25. Uçan Süpürge Film Festivali seçkisinden üç filmi değerlendirdim.
Bahçe İşleri / Taming the Garden (2021)
Beğendiği yüzlerce yıllık ağaçları aylar süren çalışmalarla, vinç ve gemilerle evine taşıtıp kendine park yapan aşırı zengin bir adamın (eski Gürcistan devlet başkanıymış) hırsına şahit tutan bir belgesel. Çok acayip! 91 dakika boyunca basit bir izleği takip ediyor aslında. Ağaçların nasıl taşındığını teknik olarak gösteriyor. Dış ses yok. Politik ya da iklim kriziyle ilgili söylemler yok. Köylülerin bazı yakınmaları ve tepkileri var ancak onlar da sınırlı. Buna rağmen çok etkileyici. Sinema budur, yönetmen gözü budur dedirtiyor. Neredeyse hiç konuşmadan, sadece mühendislik seviyesinde bazı hareketleri göstererek izleyicisine “kimse bu kadar zengin olmamalı”, “kimseye bu kadar güç verilmemeli” dedirtmeyi ve insan eliyle doğaya edilen zulmün sınırsızlığını anlatmayı başarıyor.
Our Ark (2021)
Kathryn Hamilton’ın, “hey gidi Cerrahpaşa” belgeseli Maddenin Halleri’nden (2020) tanıdığımız Deniz Tortum’la birlikte nasıl montajlanacağına karar verdiği 12 dakikalık kolaj, nesli tükenmekte olan canlılardan başlayarak, doğamızın bilgisayar destekli 3D modellerini çıkaran bir firmanın (filmin aksine reklam olmasın diye ben ismini zikretmiyorum) müşteri sunum videosu gibi. Tabi bu haliyle ciddiye alınmayacağından, üzerine birkaç satır “dünyayı katlediyoruz ama bu replikalarla da bir taraftan korumaya çalışıyoruz, peki ya teknolojiyi kullanarak verdiğimiz zarar ne olacak” tadında, Bienal kataloğu ağzıyla bazı cümleler yazılmış. İşe yaramış görünüyor; 2022 İstanbul Film Festivali’nde En İyi Kısa Film seçildi kendileri.
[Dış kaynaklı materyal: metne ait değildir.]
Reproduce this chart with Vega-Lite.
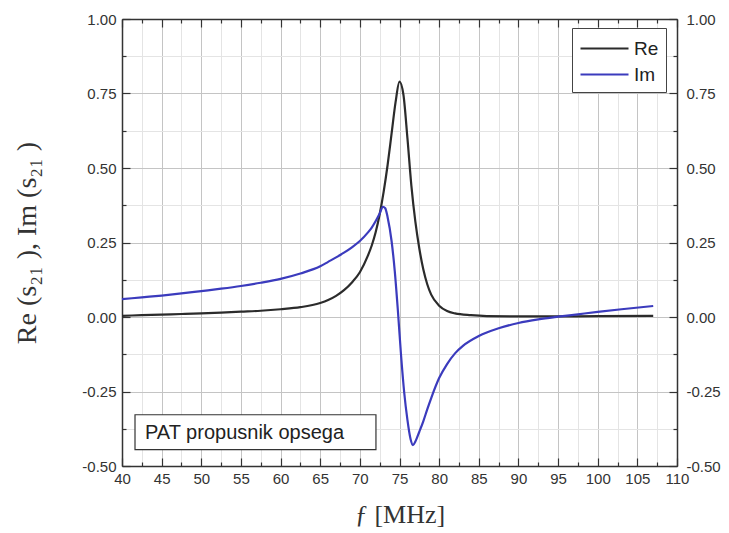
{
  "$schema": "https://vega.github.io/schema/vega-lite/v6.json",
  "width": 555,
  "height": 447,
  "autosize": {"type": "none"},
  "padding": {"left": 122, "top": 19, "right": 52, "bottom": 67},
  "background": "white",
  "config": {
    "view": {"stroke": null},
    "axis": {
      "labelFont": "Liberation Sans",
      "labelFontSize": 15,
      "labelColor": "#333333",
      "domainColor": "#333333",
      "domainWidth": 1.5,
      "tickColor": "#333333",
      "tickWidth": 1.2,
      "labelOverlap": false,
      "labelFlush": false
    }
  },
  "datasets": {
    "curves": [
      {"f": 40, "v": 0.004, "series": "Re"},
      {"f": 42.5, "v": 0.006, "series": "Re"},
      {"f": 45, "v": 0.008, "series": "Re"},
      {"f": 47.5, "v": 0.010, "series": "Re"},
      {"f": 50, "v": 0.012, "series": "Re"},
      {"f": 52.5, "v": 0.015, "series": "Re"},
      {"f": 55, "v": 0.018, "series": "Re"},
      {"f": 57.5, "v": 0.021, "series": "Re"},
      {"f": 60, "v": 0.026, "series": "Re"},
      {"f": 62.5, "v": 0.033, "series": "Re"},
      {"f": 65, "v": 0.047, "series": "Re"},
      {"f": 66, "v": 0.057, "series": "Re"},
      {"f": 67, "v": 0.071, "series": "Re"},
      {"f": 68, "v": 0.09, "series": "Re"},
      {"f": 69, "v": 0.116, "series": "Re"},
      {"f": 70, "v": 0.15, "series": "Re"},
      {"f": 71, "v": 0.205, "series": "Re"},
      {"f": 71.5, "v": 0.24, "series": "Re"},
      {"f": 72, "v": 0.285, "series": "Re"},
      {"f": 72.5, "v": 0.345, "series": "Re"},
      {"f": 73, "v": 0.42, "series": "Re"},
      {"f": 73.5, "v": 0.51, "series": "Re"},
      {"f": 74, "v": 0.615, "series": "Re"},
      {"f": 74.5, "v": 0.72, "series": "Re"},
      {"f": 75, "v": 0.79, "series": "Re"},
      {"f": 75.5, "v": 0.745, "series": "Re"},
      {"f": 76, "v": 0.6, "series": "Re"},
      {"f": 76.5, "v": 0.44, "series": "Re"},
      {"f": 77, "v": 0.32, "series": "Re"},
      {"f": 77.5, "v": 0.23, "series": "Re"},
      {"f": 78, "v": 0.16, "series": "Re"},
      {"f": 78.5, "v": 0.11, "series": "Re"},
      {"f": 79, "v": 0.075, "series": "Re"},
      {"f": 80, "v": 0.038, "series": "Re"},
      {"f": 81, "v": 0.02, "series": "Re"},
      {"f": 82, "v": 0.012, "series": "Re"},
      {"f": 84, "v": 0.006, "series": "Re"},
      {"f": 86, "v": 0.003, "series": "Re"},
      {"f": 90, "v": 0.002, "series": "Re"},
      {"f": 95, "v": 0.002, "series": "Re"},
      {"f": 100, "v": 0.003, "series": "Re"},
      {"f": 107, "v": 0.004, "series": "Re"},
      {"f": 40, "v": 0.060, "series": "Im"},
      {"f": 42.5, "v": 0.066, "series": "Im"},
      {"f": 45, "v": 0.072, "series": "Im"},
      {"f": 47.5, "v": 0.079, "series": "Im"},
      {"f": 50, "v": 0.087, "series": "Im"},
      {"f": 52.5, "v": 0.095, "series": "Im"},
      {"f": 55, "v": 0.104, "series": "Im"},
      {"f": 57.5, "v": 0.115, "series": "Im"},
      {"f": 60, "v": 0.128, "series": "Im"},
      {"f": 62.5, "v": 0.146, "series": "Im"},
      {"f": 65, "v": 0.17, "series": "Im"},
      {"f": 66, "v": 0.185, "series": "Im"},
      {"f": 67, "v": 0.2, "series": "Im"},
      {"f": 68, "v": 0.216, "series": "Im"},
      {"f": 69, "v": 0.234, "series": "Im"},
      {"f": 70, "v": 0.255, "series": "Im"},
      {"f": 71, "v": 0.283, "series": "Im"},
      {"f": 71.5, "v": 0.30, "series": "Im"},
      {"f": 72, "v": 0.322, "series": "Im"},
      {"f": 72.5, "v": 0.347, "series": "Im"},
      {"f": 72.9, "v": 0.37, "series": "Im"},
      {"f": 73.2, "v": 0.365, "series": "Im"},
      {"f": 73.5, "v": 0.335, "series": "Im"},
      {"f": 74, "v": 0.255, "series": "Im"},
      {"f": 74.4, "v": 0.155, "series": "Im"},
      {"f": 74.8, "v": 0.02, "series": "Im"},
      {"f": 75.2, "v": -0.13, "series": "Im"},
      {"f": 75.6, "v": -0.255, "series": "Im"},
      {"f": 76, "v": -0.345, "series": "Im"},
      {"f": 76.4, "v": -0.41, "series": "Im"},
      {"f": 76.7, "v": -0.43, "series": "Im"},
      {"f": 77, "v": -0.418, "series": "Im"},
      {"f": 77.5, "v": -0.385, "series": "Im"},
      {"f": 78, "v": -0.35, "series": "Im"},
      {"f": 78.5, "v": -0.31, "series": "Im"},
      {"f": 79, "v": -0.272, "series": "Im"},
      {"f": 80, "v": -0.205, "series": "Im"},
      {"f": 81, "v": -0.158, "series": "Im"},
      {"f": 82, "v": -0.122, "series": "Im"},
      {"f": 83, "v": -0.097, "series": "Im"},
      {"f": 85, "v": -0.064, "series": "Im"},
      {"f": 87.5, "v": -0.038, "series": "Im"},
      {"f": 90, "v": -0.02, "series": "Im"},
      {"f": 92.5, "v": -0.008, "series": "Im"},
      {"f": 95, "v": 0.001, "series": "Im"},
      {"f": 97.5, "v": 0.009, "series": "Im"},
      {"f": 100, "v": 0.017, "series": "Im"},
      {"f": 103, "v": 0.026, "series": "Im"},
      {"f": 107, "v": 0.037, "series": "Im"}
    ],
    "note": [
      {"label": "PAT propusnik opsega"}
    ]
  },
  "layer": [
    {
      "data": {"name": "curves"},
      "mark": {"type": "line", "interpolate": "monotone", "strokeWidth": 2.2},
      "encoding": {
        "x": {
          "field": "f", "type": "quantitative",
          "scale": {"domain": [40, 110], "nice": false, "zero": false},
          "axis": {
            "orient": "bottom",
            "values": [40, 42.5, 45, 47.5, 50, 52.5, 55, 57.5, 60, 62.5, 65, 67.5, 70, 72.5, 75, 77.5, 80, 82.5, 85, 87.5, 90, 92.5, 95, 97.5, 100, 102.5, 105, 107.5, 110],
            "labelExpr": "datum.value % 5 === 0 ? format(datum.value, 'd') : ''",
            "grid": true,
            "gridColor": {"condition": {"test": "datum.value % 5 === 0", "value": "#c4c4c4"}, "value": "#e4e4e4"},
            "gridWidth": 1,
            "tickSize": {"condition": {"test": "datum.value % 5 === 0", "value": -8}, "value": -4},
            "labelPadding": 13,
            "title": "ƒ [MHz]",
            "titleFont": "Liberation Serif",
            "titleFontSize": 26,
            "titleFontWeight": "normal",
            "titleColor": "#333333",
            "titlePadding": 11
          }
        },
        "y": {
          "field": "v", "type": "quantitative",
          "scale": {"domain": [-0.5, 1], "nice": false, "zero": false},
          "axis": {
            "orient": "left",
            "values": [-0.5, -0.375, -0.25, -0.125, 0, 0.125, 0.25, 0.375, 0.5, 0.625, 0.75, 0.875, 1],
            "labelExpr": "datum.value % 0.25 === 0 ? replace(format(datum.value, '.2f'), '\u2212', '-') : ''",
            "grid": true,
            "gridColor": {"condition": {"test": "datum.value % 0.25 === 0", "value": "#c4c4c4"}, "value": "#e4e4e4"},
            "gridWidth": 1,
            "tickSize": {"condition": {"test": "datum.value % 0.25 === 0", "value": -8}, "value": -4},
            "labelPadding": 14,
            "title": "Re (s₂₁ ), Im (s₂₁ )",
            "titleFont": "Liberation Serif",
            "titleFontSize": 28,
            "titleFontWeight": "normal",
            "titleColor": "#333333",
            "titlePadding": 40
          }
        },
        "color": {
          "field": "series", "type": "nominal",
          "scale": {"domain": ["Re", "Im"], "range": ["#2b2b2b", "#3b3bbd"]},
          "legend": {
            "title": null,
            "orient": "none",
            "legendX": 450,
            "legendY": 9,
            "symbolType": "M-1,0H3",
            "symbolSize": 576,
            "symbolStrokeWidth": 2.2,
            "labelFont": "Liberation Sans",
            "labelFontSize": 19,
            "labelColor": "#222222",
            "labelOffset": 28,
            "strokeColor": "#444444",
            "fillColor": "white",
            "padding": 7,
            "rowPadding": 2
          }
        }
      }
    },
    {
      "data": {"name": "note"},
      "mark": {"type": "rect", "fill": "white", "stroke": "#333333", "strokeWidth": 1.2},
      "encoding": {
        "x": {
          "datum": 41.64, "type": "quantitative",
          "axis": {
            "orient": "top",
            "values": [40, 42.5, 45, 47.5, 50, 52.5, 55, 57.5, 60, 62.5, 65, 67.5, 70, 72.5, 75, 77.5, 80, 82.5, 85, 87.5, 90, 92.5, 95, 97.5, 100, 102.5, 105, 107.5, 110],
            "labels": false,
            "grid": false,
            "tickSize": {"condition": {"test": "datum.value % 5 === 0", "value": -8}, "value": -4},
            "title": null
          }
        },
        "x2": {"datum": 72.03},
        "y": {
          "datum": -0.328, "type": "quantitative",
          "axis": {
            "orient": "right",
            "values": [-0.5, -0.375, -0.25, -0.125, 0, 0.125, 0.25, 0.375, 0.5, 0.625, 0.75, 0.875, 1],
            "labelExpr": "datum.value % 0.25 === 0 ? replace(format(datum.value, '.2f'), '\u2212', '-') : ''",
            "grid": false,
            "tickSize": {"condition": {"test": "datum.value % 0.25 === 0", "value": -8}, "value": -4},
            "labelPadding": 17,
            "title": null
          }
        },
        "y2": {"datum": -0.445}
      }
    },
    {
      "data": {"name": "note"},
      "mark": {"type": "text", "align": "left", "baseline": "middle", "font": "Liberation Sans", "fontSize": 20, "color": "#222222"},
      "encoding": {
        "x": {"datum": 42.9, "type": "quantitative", "axis": null},
        "y": {"datum": -0.388, "type": "quantitative", "axis": null},
        "text": {"field": "label"}
      }
    }
  ],
  "resolve": {"axis": {"x": "independent", "y": "independent"}}
}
Keltler / Kelti / Celts (2021)
1993 kışında Belgrad’da geçen, Sırbistan yapımı tatlı bir film. İyi olsun istetti bana izlerken ama değil, çok yetersiz, senaryo çok zayıf. Yeni dağılmış Yugoslavya’nın gölgesinde, tereyağı ve yumurtanın bile zor bulunduğu zamanlarda küçük bir kızın doğum günü partisine katılan bir grup yetişkinin aşk hayatlarındaki problemleri anlatmaya çalışan film, bir sürü şeyi aynı anda yapmaya çalışırken dağılmış. Yetişkinlerin cinsel hayatlarındaki sorunlara, birbirlerini aldatmalarına ve sevgi dolu bir eş bulamama çıkmazlarına bir de küçük çocuklar arası güç dinamikleri ve ergenlerin büyüme sancıları eklenmiş. Bütün bunlar yetmiyormuş gibi yazarlar; tatlı buldukları, ayrı bir kısa film olması gerekirken mevcut uzun metraja yapıştırılan minicik bir oğlanın solo hikayesini de eklemişler. Ana hikayeyle hiçbir organik bağlantısı yok, onun sahnelerinin tamamı çıkarılsa kimsenin ruhu duymaz. Son olarak, Berlin’de Teddy’ye aday gösterilen filmdeki karakterlerden beşinin kuir olması bana biraz abartı geldi çünkü eğer amaç bir insan panoraması sunmaksa, örneklemin homojenitesi bozulmuş. Doğum günü partisine uğrayan ebeveynler sayesinde daha zengin bir çeşitlilik sağlanabilirdi. Ama fikir güzel. Cebimdeki Yabancı misali, her ülkede bir benzeri yapılabilir.